## GIVEN MATERIAL
* * * * * * *

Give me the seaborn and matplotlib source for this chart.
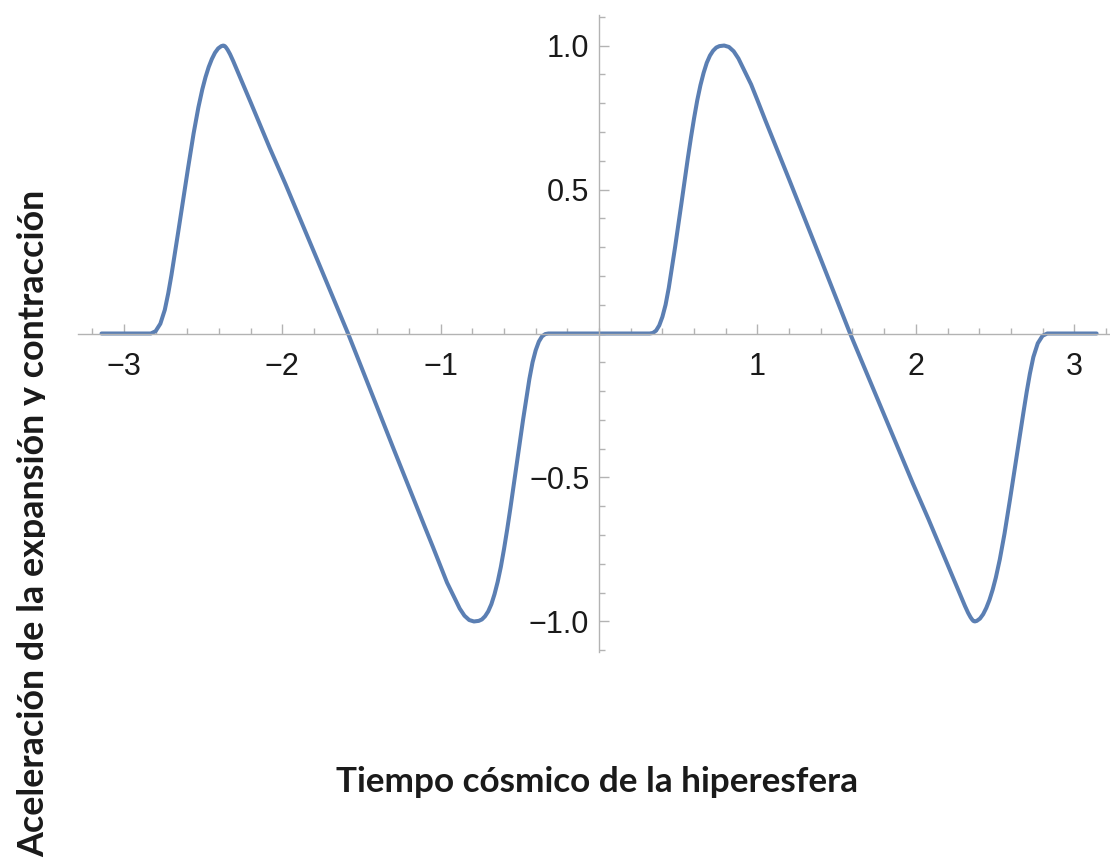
import matplotlib
matplotlib.use("Agg")
import matplotlib.pyplot as plt
import seaborn as sns
from matplotlib.ticker import MultipleLocator, FixedLocator
from matplotlib.transforms import Bbox, TransformedBbox

# Cosmic time (negative branch) and acceleration values
t_neg = [-3.1416, -2.83, -2.80, -2.77, -2.742, -2.72, -2.70, -2.68, -2.658, -2.63,
         -2.595, -2.56, -2.53, -2.505, -2.485, -2.465, -2.445, -2.425, -2.405, -2.385,
         -2.372, -2.363, -2.355, -2.345, -2.33, -2.31, -2.28, -2.24, -2.20, -2.16,
         -2.08, -1.98, -1.88, -1.78, -1.68, -1.585, -1.50, -1.40, -1.30, -1.20,
         -1.10, -1.05, -1.00, -0.96, -0.92, -0.88, -0.85, -0.82, -0.79, -0.76,
         -0.74, -0.72, -0.70, -0.68, -0.66, -0.64, -0.62, -0.60, -0.58, -0.56,
         -0.54, -0.52, -0.50, -0.48, -0.46, -0.44, -0.42, -0.40, -0.38, -0.36,
         -0.34, -0.32, -0.30]
a_neg = [0.0, 0.0, 0.008, 0.034, 0.082, 0.14, 0.203, 0.272, 0.35, 0.45,
         0.575, 0.695, 0.785, 0.848, 0.89, 0.925, 0.953, 0.975, 0.99, 0.998,
         1.0, 0.998, 0.993, 0.985, 0.97, 0.946, 0.907, 0.855, 0.803, 0.75,
         0.645, 0.519, 0.388, 0.257, 0.125, 0.0, -0.118, -0.258, -0.397, -0.535,
         -0.672, -0.74, -0.81, -0.865, -0.91, -0.955, -0.98, -0.995, -1.0, -0.998,
         -0.993, -0.982, -0.965, -0.94, -0.905, -0.862, -0.81, -0.748, -0.68, -0.607,
         -0.53, -0.452, -0.375, -0.30, -0.228, -0.158, -0.10, -0.058, -0.028, -0.01,
         -0.002, 0.0, 0.0]

# Cosmic time (positive branch) and acceleration values
t_pos = [0.00, 0.30, 0.32, 0.34, 0.36, 0.38, 0.40, 0.42, 0.44, 0.46,
         0.48, 0.50, 0.52, 0.54, 0.56, 0.58, 0.60, 0.62, 0.64, 0.66,
         0.68, 0.70, 0.72, 0.74, 0.76, 0.79, 0.82, 0.85, 0.88, 0.92,
         0.96, 1.00, 1.05, 1.10, 1.20, 1.30, 1.40, 1.50, 1.585, 1.68,
         1.78, 1.88, 1.98, 2.08, 2.16, 2.20, 2.24, 2.28, 2.31, 2.33,
         2.345, 2.355, 2.363, 2.372, 2.385, 2.405, 2.425, 2.445, 2.465, 2.485,
         2.505, 2.53, 2.56, 2.595, 2.63, 2.658, 2.68, 2.70, 2.72, 2.742,
         2.77, 2.80, 2.83, 3.1416]
a_pos = [0.0, 0.0, 0.0, 0.002, 0.01, 0.028, 0.058, 0.10, 0.158, 0.228,
         0.30, 0.375, 0.452, 0.53, 0.607, 0.68, 0.748, 0.81, 0.862, 0.905,
         0.94, 0.965, 0.982, 0.993, 0.998, 1.0, 0.995, 0.98, 0.955, 0.91,
         0.865, 0.81, 0.74, 0.672, 0.535, 0.397, 0.258, 0.118, 0.0, -0.125,
         -0.257, -0.388, -0.519, -0.645, -0.75, -0.803, -0.855, -0.907, -0.946, -0.97,
         -0.985, -0.993, -0.998, -1.0, -0.998, -0.99, -0.975, -0.953, -0.925, -0.89,
         -0.848, -0.785, -0.695, -0.575, -0.45, -0.35, -0.272, -0.203, -0.14, -0.082,
         -0.034, -0.008, 0.0, 0.0]

x_ticks = [-3, -2, -1, 1, 2, 3]
y_ticks = [-1.0, -0.5, 0.5, 1.0]
x_label = "Tiempo cósmico de la hiperesfera"
y_label = "Aceleración de la expansión y contracción"

sns.set_style("white")
plt.rcParams["font.family"] = ["Liberation Sans", "DejaVu Sans"]
plt.rcParams["axes.unicode_minus"] = True

W, H = 1110, 861
fig = plt.figure(figsize=(W / 100, H / 100), dpi=100)
ax = fig.add_axes([78 / W, 1 - 651.7 / H, (W - 78) / W, 636.4 / H])

t = t_neg + t_pos
a = a_neg + a_pos
sns.lineplot(x=t, y=a, ax=ax, color="#5b7fb3", linewidth=2.9,
             estimator=None, sort=False, solid_capstyle="round",
             solid_joinstyle="round", clip_on=False)

ax.set_xlim(-3.29, 3.226)
ax.set_ylim(-1.105, 1.105)
ax.set_xlabel("")
ax.set_ylabel("")

# Axes crossing at the origin
axis_gray = "#b3b3b3"
for side in ("top", "right"):
    ax.spines[side].set_visible(False)
for side in ("left", "bottom"):
    ax.spines[side].set_position(("data", 0))
    ax.spines[side].set_color(axis_gray)
    ax.spines[side].set_linewidth(1.0)

ax.xaxis.set_major_locator(FixedLocator(x_ticks))
ax.yaxis.set_major_locator(FixedLocator(y_ticks))
ax.xaxis.set_minor_locator(MultipleLocator(0.2))
ax.yaxis.set_minor_locator(MultipleLocator(0.1))
ax.set_xticklabels([f"{v:d}".replace("-", "\u2212") for v in x_ticks])
ax.set_yticklabels([f"{v:.1f}".replace("-", "\u2212") for v in y_ticks])

ax.tick_params(which="both", direction="in", color=axis_gray, width=1.0,
               bottom=True, left=True, top=False, right=False)
ax.tick_params(which="major", length=7.2)
ax.tick_params(which="minor", length=4.3)
ax.tick_params(axis="x", which="major", pad=13, labelsize=22, labelcolor="#1a1a1a")
ax.tick_params(axis="y", which="major", pad=7, labelsize=22, labelcolor="#1a1a1a")
ax.set_facecolor("white")
fig.patch.set_facecolor("white")

label_font = ["Lato", "DejaVu Sans"]
xt = fig.text(597 / W, 1 - 792 / H, x_label, ha="center", va="baseline",
              fontsize=22, fontweight="bold", family=label_font, color="#1a1a1a")
yt = fig.text(44 / W, 1 - 857 / H, y_label, rotation=90, rotation_mode="anchor",
              ha="left", va="baseline", fontsize=22, fontweight="bold",
              family=label_font, color="#1a1a1a")

# Size both titles to their run lengths
fig.canvas.draw()
rend = fig.canvas.get_renderer()
w_x = xt.get_window_extent(rend).width
xt.set_fontsize(xt.get_fontsize() * 522 / w_x)
h_y = yt.get_window_extent(rend).height
yt.set_fontsize(yt.get_fontsize() * 667 / h_y)

# Vertical title is cut along its baseline
yt.set_clip_box(TransformedBbox(Bbox.from_extents(0, 0, 45 / W, 1), fig.transFigure))
yt.set_clip_on(True)

fig.savefig("out.png", dpi=100, facecolor="white")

* * * * * * *

## YOUR INSTRUCTIONS
Copy nothing but the lines from the top of the data down to the line containing "from matplotlib.transforms import", and leave the pictures out.

## RESULT
Give me the seaborn and matplotlib source for this chart.
import matplotlib
matplotlib.use("Agg")
import matplotlib.pyplot as plt
import seaborn as sns
from matplotlib.ticker import MultipleLocator, FixedLocator
from matplotlib.transforms import Bbox, TransformedBbox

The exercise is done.